One thing you noticed right away was the prevalence, at least in this preview screening, of devices using some form of the Kinect motion-sensor—Microsoft has clearly been pushing hard for new uses and ideas to combine one of its most notable successes. But more broadly, there were interesting ideas that blend several disciplines of computer science and engineering, and several that sought to make the tools or results more human in nature.
“Researchers tend to focus in a particular area, and people who are good at doing [user interface] design tend not to be the people who are good at doing back-end cluster computing. There’s just different specialties,” says Roy Levin, director of Microsoft’s Silicon Valley research center. “And yet, these fields have sort of independently advanced enough that people can see how to reach across and work together, and bring them together.
There were far too many cool projects to list here, but I’ve gathered are a few highlights from the day, ranging from ready-to-use consumer toys to heavy-duty research tools.
— Cliplets blends digital videos with still photos, freezing some parts of the image as background while enabling other chunks to move around through the static landscape. The effect is surprisingly quite compelling—the resulting images can range from fun and amusing to eerie, dreamy, and cinematic—kind of like a memory.
They reminded me of like those ghostly paintings in the “Harry Potter” movies where characters in the portrait come alive. The service is available now, but only works on Windows 7, at least presently—I couldn’t try it out on my Macbook, sadly. Check out the Microsoft Research project page to get the full effect, which includes looped versions that make the grandma never stop sipping her tea, for instance.
—The Microsoft Translator Hub combines machine learning and crowdsourcing to help decode human languages. Researchers or businesses can use the system to build their own translation service, which Microsoft hopes will help ramp up the number of languages that are able to be translated with software.
The Translator Hub needs documents that are already written in two languages to properly start learning how to translate—Microsoft researchers say it takes around 100,000 sentences to train the software, which also can get a handle on industry-specific jargon, for instance.
Once those documents are all processed and matched up by the software, human users can take over. They review its accuracy and add to the machine learning by cleaning up and correcting suggested translations in a Web interface.

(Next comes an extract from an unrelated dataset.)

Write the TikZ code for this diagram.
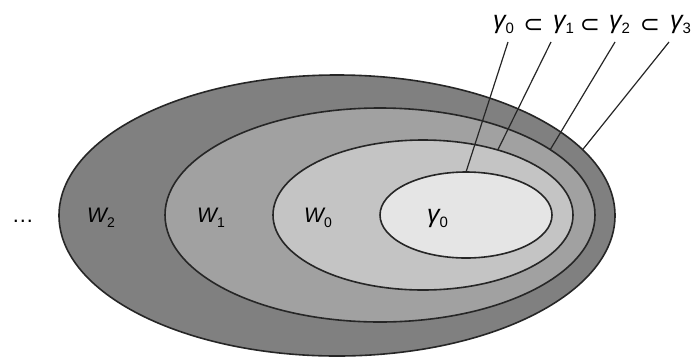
\documentclass[tikz,border=0pt]{standalone}
\usepackage{fontspec}
\setmainfont{Liberation Sans}
\newfontfamily\symfont{DejaVu Sans}
\usetikzlibrary{shapes.geometric}
\newcommand{\ix}[1]{\raisebox{-5pt}{\fontsize{15}{15}\selectfont\upshape #1}}
\newcommand{\wx}[1]{\raisebox{-5.5pt}{\fontsize{14}{14}\selectfont\upshape #1}}
\begin{document}
\begin{tikzpicture}[x=1pt,y=-1pt,
  region/.style={ellipse, draw=black!85, line width=1.6pt, inner sep=0pt, outer sep=0pt},
  lead/.style={draw=black!85, line width=1.2pt},
  lab/.style={anchor=base west, inner sep=0pt, font=\fontsize{21}{23}\selectfont\itshape},
  glab/.style={anchor=base west, inner sep=0pt, font=\fontsize{25}{27}\selectfont\itshape},
  sublab/.style={anchor=center, inner sep=0pt, font=\symfont\fontsize{24}{26}\selectfont}]
\useasboundingbox (0,0) rectangle (695,357);
\node[region, fill=black!50, minimum width=556pt, minimum height=281pt] (w2) at (337,215.5) {};
\node[region, fill=black!37, minimum width=430pt, minimum height=214pt] (w1) at (380,215) {};
\node[region, fill=black!23, minimum width=300pt, minimum height=150pt] (w0) at (423,215) {};
\node[region, fill=black!10, minimum width=172pt, minimum height=86pt] (g0) at (466,215) {};
\node[lab] (lw2) at (87,222) {W\wx{2}};
\node[lab] (lw1) at (197,222) {W\wx{1}};
\node[lab] (lw0) at (304,222) {W\wx{0}};
\node[glab] (lg0) at (427,222) {γ\ix{0}};
\node[anchor=base, inner sep=0pt, font=\fontsize{22}{24}\selectfont] (dots) at (23,222) {\ldots};
% chain gamma_0 < gamma_1 < gamma_2 < gamma_3
\node[glab] (c0) at (493,28) {γ\ix{0}};
\node[sublab] (s1) at (533.5,25.5) {⊂};
\node[glab] (c1) at (553,28) {γ\ix{1}};
\node[sublab] (s2) at (590,25.5) {⊂};
\node[glab] (c2) at (609,28) {γ\ix{2}};
\node[sublab] (s3) at (650,25.5) {⊂};
\node[glab] (c3) at (670,28) {γ\ix{3}};
\coordinate (t0) at (508,42);
\coordinate (t1) at (551,42);
\coordinate (t2) at (615,42);
\coordinate (t3) at (669,42);
\draw[lead] (t0) -- (g0.90);
\draw[lead] (t1) -- (w0.41.3);
\draw[lead] (t2) -- (w1.21.3);
\draw[lead] (t3) -- (w2.15.3);
\end{tikzpicture}
\end{document}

Rashid described the vision for the Translator Hub as leading to “a democratic and egalitarian world out there, where there isn’t just one organization deciding which languages get translated, but in fact a large community of people.”
There are around 40 languages available in the system already, which leaves more than a thousand possibilities. Using the Translator Hub is free. [Updated 3/9/12 to clarify that use of the Hub is free.]
—Under the banner of new search experiences, researchers from Cambridge, England are thinking of how to show users how a body of information online grows and changes over time. They’ve picked some organic metaphors, “seeds” and “branches.”
These new search metaphors instead display results on a given topic that someone might monitor as a beautiful, changing, plantlike image that sprouts new additions when more information enters the discussion.
The idea is that many Web users aren’t looking to access the information online in the way it’s commonly presented—a long list of text links, with some images. Instead, we tend to monitor topics we’re really interested in nearly constantly. And, unless it’s hot news, fresh information might not always find its way to the top of search results because it doesn’t rank particularly well yet.
“Web use is much more about doing particular tasks,” Microsoft’s Sian Lindley says. “So, often it’s about warming up in the morning by checking the news, and reading email, and settling in at work. Or it might be about taking quick breaks from what you’re doing at the moment.”
This is still very much in the development phase (so don’t look for it on Bing anytime soon). But the idea seems quite appealing—instead of getting pinged with an e-mail alert or clicking through headlines in an RSS reader, you could take a look at your digital news plant, and see what new stuff has bloomed.